Not only does the Burmese military junta sell natural resources to outside interests, they often utilize resources themselves, directing army offensives against civilians in order to exploit surrounding forest resources such as valuable hardwoods. Disturbingly, the investment of transnational corporations is often used to justify military presence, such as the contract between transnational oil companies and the Burmese army to "secure" a pipeline and surrounding rainforest area. The army drastically increased its military presence in the pipeline region, detaining, torturing, and abusing villagers nearby who were subjected to forced labor or relocation.

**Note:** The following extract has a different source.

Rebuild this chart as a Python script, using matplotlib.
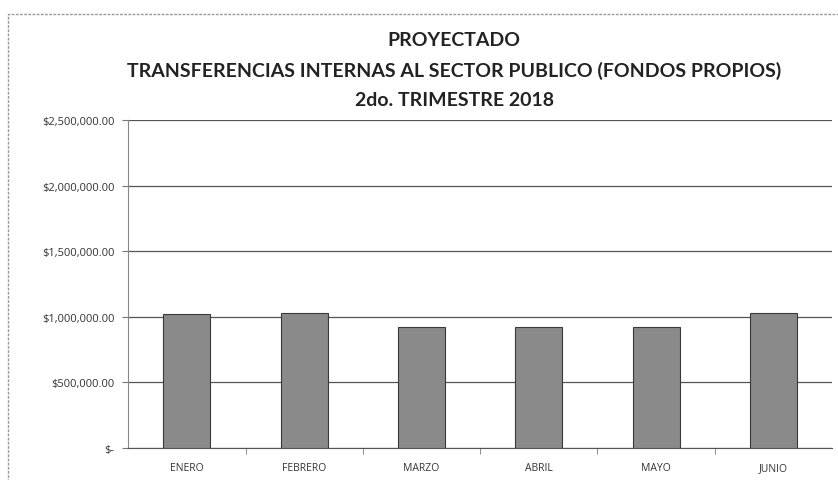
import matplotlib
matplotlib.use("Agg")
import matplotlib.pyplot as plt
from matplotlib.patches import Rectangle

categories = ["ENERO", "FEBRERO", "MARZO", "ABRIL", "MAYO", "JUNIO"]
values = [1020000, 1030000, 925000, 920000, 925000, 1030000]
yticks = [0, 500000, 1000000, 1500000, 2000000, 2500000]
ytick_labels = ["$-", "$500,000.00", "$1,000,000.00", "$1,500,000.00", "$2,000,000.00", "$2,500,000.00"]
title_lines = ["PROYECTADO", "TRANSFERENCIAS INTERNAS AL SECTOR PUBLICO (FONDOS PROPIOS)", "2do. TRIMESTRE 2018"]

plt.rcParams['font.family'] = ['Open Sans', 'DejaVu Sans']

fig = plt.figure(figsize=(8.38, 4.81), dpi=100)
ax = fig.add_axes([0.153, 0.0665, 0.84, 0.6815])

x = list(range(len(categories)))
ax.bar(x, values, width=0.4, color='#8a8a8a', edgecolor='#3a3a3a', linewidth=0.8, zorder=3)

ax.set_xlim(-0.5, len(categories) - 0.5)
ax.set_ylim(0, 2500000)
ax.set_yticks(yticks)
ax.set_yticklabels(ytick_labels, fontsize=8, color='#333333')
ax.set_xticks(x)
ax.set_xticklabels(categories, fontsize=7.5, color='#333333')
ax.tick_params(axis='x', length=0, pad=10)
ax.tick_params(axis='y', length=4, color='#777777', pad=6)
ax.set_xticks([i + 0.5 for i in range(len(categories) - 1)], minor=True)
ax.tick_params(axis='x', which='minor', length=4, color='#777777')

ax.grid(axis='y', color='#555555', linewidth=0.9, zorder=0)
for s in ['top', 'right']:
    ax.spines[s].set_visible(False)
ax.spines['left'].set_color('#888888')
ax.spines['left'].set_linestyle((0, (2, 1)))
ax.spines['bottom'].set_color('#555555')

ys = [0.915, 0.853, 0.791]
for t, yy in zip(title_lines, ys):
    fig.text(0.542, yy, t, ha='center', va='center', fontsize=14, fontweight='bold',
             color='#222222', family=['Lato', 'DejaVu Sans'])

fig.patches.append(Rectangle((0.01, -0.01), 1.0, 0.978, transform=fig.transFigure,
                             fill=False, edgecolor='#999999', linewidth=1, linestyle=(0, (2, 1))))

fig.savefig("out.png", dpi=100)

"You can see how intimate the connection between human rights and the environment is. During the course of environmentally destructive projects, the military dictatorship uses torture, killing, forced labor, rape, and other human rights abuses to aid them in completing the projects. And the abuses, in turn, lead to further destruction of the environment. People must flee their homes and go to refugee camps where, it is complained, they destroy the trees, water and animals in those new areas. The solution is to recognize this inextricable link, and to fight for the protection of both simultaneously."

While the Burmese people might not use the vocabulary of Western activists, Ka Hsaw Wa declares that they "recognize even more clearly than we do that human rights and the environment are inseparable in their lives." He adds that those who work on environmental issues and those who work on human rights issues must see themselves as working together toward a common goal. He concluded: "we work at cross purposes if we do not work together."